The FBR’s method of taxing bank income based on a gross advances-to-deposit ratio has sparked legal opposition, with banks challenging the agency’s authority in the matter.
At the core of the issue is Rule 6C(6A) of the 7th Schedule to the Income Tax Ordinance, 2001, which the FBR is using to impose tax on income from federal government securities. The petitioner, a prominent banking institution, asserts that the FBR lacks the jurisdiction to regulate banking business, a power that the State Bank of Pakistan (SBP) solely holds under the State Bank of Pakistan Act, 1956. The IHC has directed that no coercive actions be undertaken by the tax authority against the petitioner based on computations made under the impugned rule until the next court hearing.
The IHC has also issued notices to the FBR and the Attorney General, requiring them to submit comprehensive reports and point-by-point responses within a two-week timeframe. This interim order underscores the judiciary’s recognition of the gravity of the regulatory and jurisdictional dispute, as well as the potential repercussions for the financial sector.
Counsel for the petitioner contended that the FBR’s tax formula, which relies on the gross advances-to-deposit ratio, unfairly extends beyond the purview of a Money Bill, thereby violating Article 73 of the Constitution. The counsel argued that the FBR’s approach constitutes an overreach into banking regulation, an area entrusted exclusively to the SBP. According to the petitioner, the retroactive imposition of taxes on investments in federal securities is legally untenable, as these investments have not yet matured and cannot be taxed retrospectively.
Additionally, the petitioner emphasized that the impugned rule conflicts with Section 46B(3) of the State Bank of Pakistan Act, which endows the SBP with exclusive authority over regulatory directives to banks and explicitly restricts other public authorities from issuing directions that could counter the SBP’s declared policies.

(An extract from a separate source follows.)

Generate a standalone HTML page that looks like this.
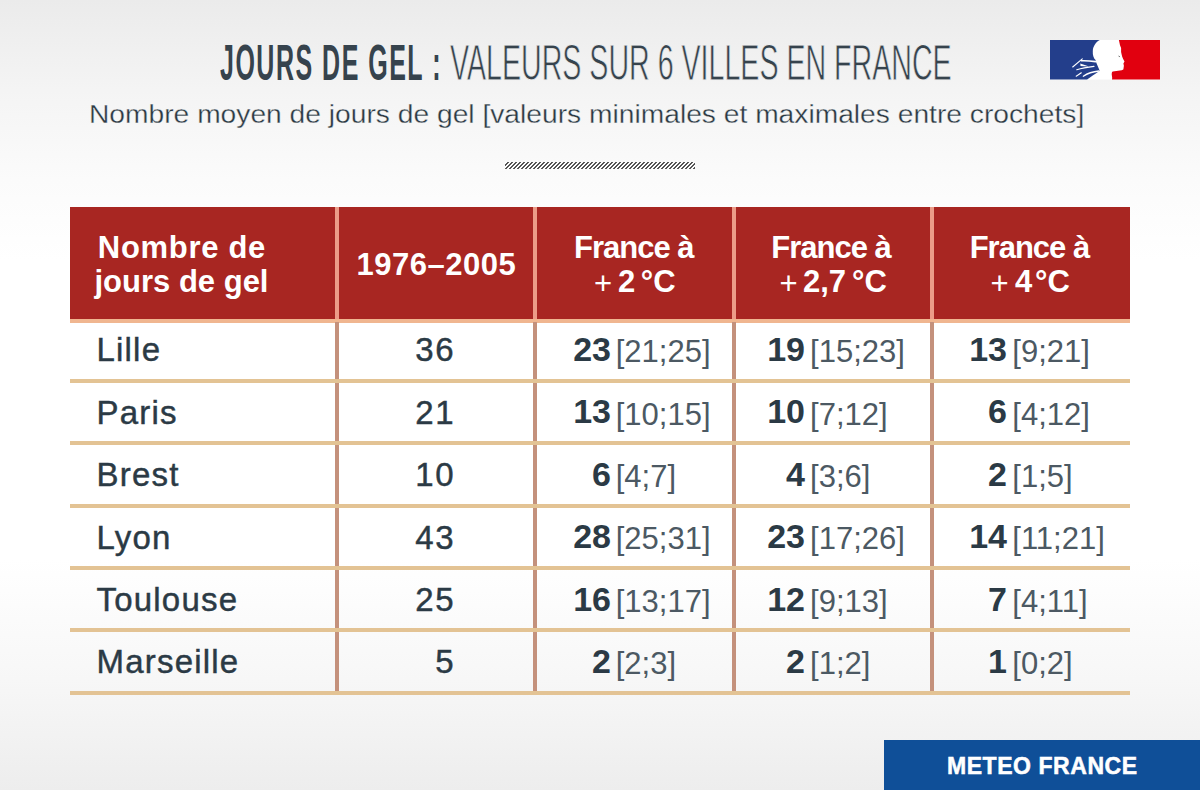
<!DOCTYPE html>
<html><head><meta charset="utf-8">
<style>
html,body{margin:0;padding:0;}
body{width:1200px;height:790px;position:relative;overflow:hidden;
 font-family:"Liberation Sans",sans-serif;
 background:linear-gradient(to bottom,#ebebeb 0px,#f4f4f4 90px,#fbfbfb 180px,#ffffff 260px,#ffffff 560px,#f7f7f7 680px,#ededed 790px);}
.a{position:absolute;white-space:nowrap;line-height:1;}
#t1{left:220px;top:37.6px;font-weight:bold;font-size:50px;letter-spacing:3px;color:#36434d;transform-origin:0 0;transform:scaleX(0.5);}
#t2{left:449.6px;top:37.6px;font-weight:normal;font-size:50px;color:#36434d;transform-origin:0 0;transform:scaleX(0.5719);-webkit-text-stroke:0.8px #f1f1f1;}
#sub{left:88.5px;top:102px;font-size:25px;color:#2b3943;transform-origin:0 0;transform:scaleX(1.128);-webkit-text-stroke:0.3px #f6f6f6;}
#hatch{left:505px;top:162px;width:190px;height:6.5px;
 background:repeating-linear-gradient(135deg,#fdfdfd 0px,#fdfdfd 1.45px,#555 1.45px,#555 2.83px);}
.hdr{position:absolute;left:70px;top:207px;width:1060px;height:112px;background:#a82622;}
.hv{position:absolute;top:207px;height:112px;width:4px;background:#ec9c88;}
.hl{position:absolute;left:70px;width:1060px;height:4px;background:#e3c394;}
.bv{position:absolute;top:322px;height:369px;width:4px;background:#c4917c;}
.ht{position:absolute;color:#fff;font-weight:bold;font-size:31px;line-height:1;white-space:nowrap;}
.c{text-align:center;}
.city{position:absolute;left:96.5px;font-weight:normal;-webkit-text-stroke:0.45px #2b3a45;letter-spacing:1.2px;font-size:33px;color:#2b3a45;line-height:1;white-space:nowrap;}
.n2{position:absolute;right:745px;font-weight:normal;-webkit-text-stroke:0.45px #2b3a45;letter-spacing:1.5px;font-size:33px;color:#2b3a45;line-height:1;white-space:nowrap;text-align:right;}
.nb{position:absolute;font-weight:bold;font-size:34px;color:#2b3a45;line-height:1;white-space:nowrap;text-align:right;}
.br{position:absolute;font-weight:normal;font-size:31px;color:#4c5963;line-height:1;white-space:nowrap;}
#mf{position:absolute;left:884px;top:740px;width:316px;height:50px;background:#0f4f98;}
#mft{position:absolute;left:947px;top:754.5px;font-weight:bold;font-size:23px;letter-spacing:0.55px;-webkit-text-stroke:0.5px #fff;color:#fff;line-height:1;white-space:nowrap;}
</style></head><body>
<div class="a" id="t1">JOURS DE GEL :</div>
<div class="a" id="t2">VALEURS SUR 6 VILLES EN FRANCE</div>
<div class="a" id="sub">Nombre moyen de jours de gel [valeurs minimales et maximales entre crochets]</div>
<div class="a" id="hatch"></div>

<!-- logo -->
<svg style="position:absolute;left:1050px;top:40px" width="110" height="40" viewBox="0 0 110 40">
 <rect x="0" y="0" width="110" height="39.6" fill="#ffffff"/>
 <path d="M0 0 L49.8 0 C46 2 43 6 42.8 11.2 C42.6 15 43.5 18 45.6 20.1 L46 22 L49.7 30.7 C45 34 40 37 37.1 39.6 L0 39.6 Z" fill="#233e8b"/>
 <path d="M68.9 0 L110 0 L110 39.6 L62 39.6 L62.2 38 L61.7 34.2 C61.8 32 62.3 31.5 62.8 31.4 L71.7 30.3 C72.5 30 73.4 29.6 73.4 29.2 L73.9 25.8 L73.4 23.6 L74.5 21.4 C73.5 19.5 72 17 71.7 14.7 L71.1 11.9 L71.1 8 L70 5.2 Z" fill="#e1000f"/>
 <g stroke="#ffffff" fill="none" stroke-linecap="round">
  <path d="M22.7 27 L32.3 18.8" stroke-width="1.1"/>
  <path d="M31.3 20.8 C36 20.5 41 21 45.6 21.6" stroke-width="1.6"/>
  <path d="M26.8 29.7 C32 28 38 27 44 26.3" stroke-width="1.2"/>
  <path d="M26.2 36.2 L31.3 32.8" stroke-width="1.1"/>
  <path d="M33.3 36.2 C38 33 44 31.5 49 31" stroke-width="1.3"/>
 </g>
 <path d="M30.3 23.5 L39.1 26.6 L30.5 26 Z" fill="#ffffff"/>
 <path d="M68.5 16 L70 16.8" stroke="#555" stroke-width="0.8"/>
</svg>

<div class="hdr"></div>
<div class="hv" style="left:335.2px"></div>
<div class="hv" style="left:533.3px"></div>
<div class="hv" style="left:731.6px"></div>
<div class="hv" style="left:930px"></div>
<div class="hl" style="top:318.6px;background:#f0b690"></div>
<div class="bv" style="left:335.2px"></div>
<div class="bv" style="left:533.3px"></div>
<div class="bv" style="left:731.6px"></div>
<div class="bv" style="left:930px"></div>
<div class="hl" style="top:378.7px"></div>
<div class="hl" style="top:441.1px"></div>
<div class="hl" style="top:503.5px"></div>
<div class="hl" style="top:565.9px"></div>
<div class="hl" style="top:628.3px"></div>
<div class="hl" style="top:690.6px"></div>

<div class="ht" id="h1" style="left:97.8px;top:231.5px;letter-spacing:0.7px">Nombre de</div>
<div class="ht" id="h1b" style="left:94.5px;top:266px">jours de gel</div>
<div class="ht" id="h2" style="left:356.6px;top:248.5px;letter-spacing:0.5px">1976–2005</div>
<div class="ht" style="left:574px;top:231.5px;letter-spacing:-1px">France à</div>
<div class="ht" style="left:771.3px;top:231.5px;letter-spacing:-1px">France à</div>
<div class="ht" style="left:969.7px;top:231.5px;letter-spacing:-1px">France à</div>
<div class="ht" style="left:594px;top:268px;font-weight:normal">+</div>
<div class="ht" style="left:617.9px;top:265.5px">2</div>
<div class="ht" style="left:640.8px;top:265.5px">°C</div>
<div class="ht" style="left:779.5px;top:268px;font-weight:normal">+</div>
<div class="ht" style="left:803px;top:265.5px">2,7</div>
<div class="ht" style="left:852px;top:265.5px">°C</div>
<div class="ht" style="left:990.4px;top:268px;font-weight:normal">+</div>
<div class="ht" style="left:1014.9px;top:265.5px">4</div>
<div class="ht" style="left:1035px;top:265.5px">°C</div>

<div id="body">
<div class="city" style="top:333.3px">Lille</div>
<div class="n2" style="top:333.3px">36</div>
<div class="nb" style="right:589px;top:332.0px">23</div><div class="br" style="left:615.7px;top:336.2px">[21;25]</div>
<div class="nb" style="right:395px;top:332.0px">19</div><div class="br" style="left:810.1px;top:336.2px">[15;23]</div>
<div class="nb" style="right:193px;top:332.0px">13</div><div class="br" style="left:1012.3px;top:336.2px">[9;21]</div>
<div class="city" style="top:395.7px">Paris</div>
<div class="n2" style="top:395.7px">21</div>
<div class="nb" style="right:589px;top:394.4px">13</div><div class="br" style="left:615.7px;top:398.6px">[10;15]</div>
<div class="nb" style="right:395px;top:394.4px">10</div><div class="br" style="left:810.1px;top:398.6px">[7;12]</div>
<div class="nb" style="right:193px;top:394.4px">6</div><div class="br" style="left:1012.3px;top:398.6px">[4;12]</div>
<div class="city" style="top:458.1px">Brest</div>
<div class="n2" style="top:458.1px">10</div>
<div class="nb" style="right:589px;top:456.8px">6</div><div class="br" style="left:615.7px;top:461.0px">[4;7]</div>
<div class="nb" style="right:395px;top:456.8px">4</div><div class="br" style="left:810.1px;top:461.0px">[3;6]</div>
<div class="nb" style="right:193px;top:456.8px">2</div><div class="br" style="left:1012.3px;top:461.0px">[1;5]</div>
<div class="city" style="top:520.5px">Lyon</div>
<div class="n2" style="top:520.5px">43</div>
<div class="nb" style="right:589px;top:519.2px">28</div><div class="br" style="left:615.7px;top:523.4px">[25;31]</div>
<div class="nb" style="right:395px;top:519.2px">23</div><div class="br" style="left:810.1px;top:523.4px">[17;26]</div>
<div class="nb" style="right:193px;top:519.2px">14</div><div class="br" style="left:1012.3px;top:523.4px">[11;21]</div>
<div class="city" style="top:582.9px">Toulouse</div>
<div class="n2" style="top:582.9px">25</div>
<div class="nb" style="right:589px;top:581.6px">16</div><div class="br" style="left:615.7px;top:585.8px">[13;17]</div>
<div class="nb" style="right:395px;top:581.6px">12</div><div class="br" style="left:810.1px;top:585.8px">[9;13]</div>
<div class="nb" style="right:193px;top:581.6px">7</div><div class="br" style="left:1012.3px;top:585.8px">[4;11]</div>
<div class="city" style="top:645.3px">Marseille</div>
<div class="n2" style="top:645.3px">5</div>
<div class="nb" style="right:589px;top:644.0px">2</div><div class="br" style="left:615.7px;top:648.2px">[2;3]</div>
<div class="nb" style="right:395px;top:644.0px">2</div><div class="br" style="left:810.1px;top:648.2px">[1;2]</div>
<div class="nb" style="right:193px;top:644.0px">1</div><div class="br" style="left:1012.3px;top:648.2px">[0;2]</div>
</div>

<div id="mf"></div>
<div id="mft">METEO FRANCE</div>
</body></html>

The petitioner asserts that it operates under SBP’s prudential regulations, rejecting any authority other than the central bank’s right to direct its business conduct. By challenging Rule 6C(6A), the petitioner aims to uphold the SBP’s regulatory supremacy and preserve the established legislative boundaries that distinguish the roles of the SBP and the FBR.
The IHC’s intervention highlights the importance of regulatory clarity in Pakistan’s financial sector, where dual oversight can lead to complexities. The upcoming hearings are expected to provide judicial guidance on the interplay between tax regulations and central bank authority, a critical issue for financial institutions operating in the country.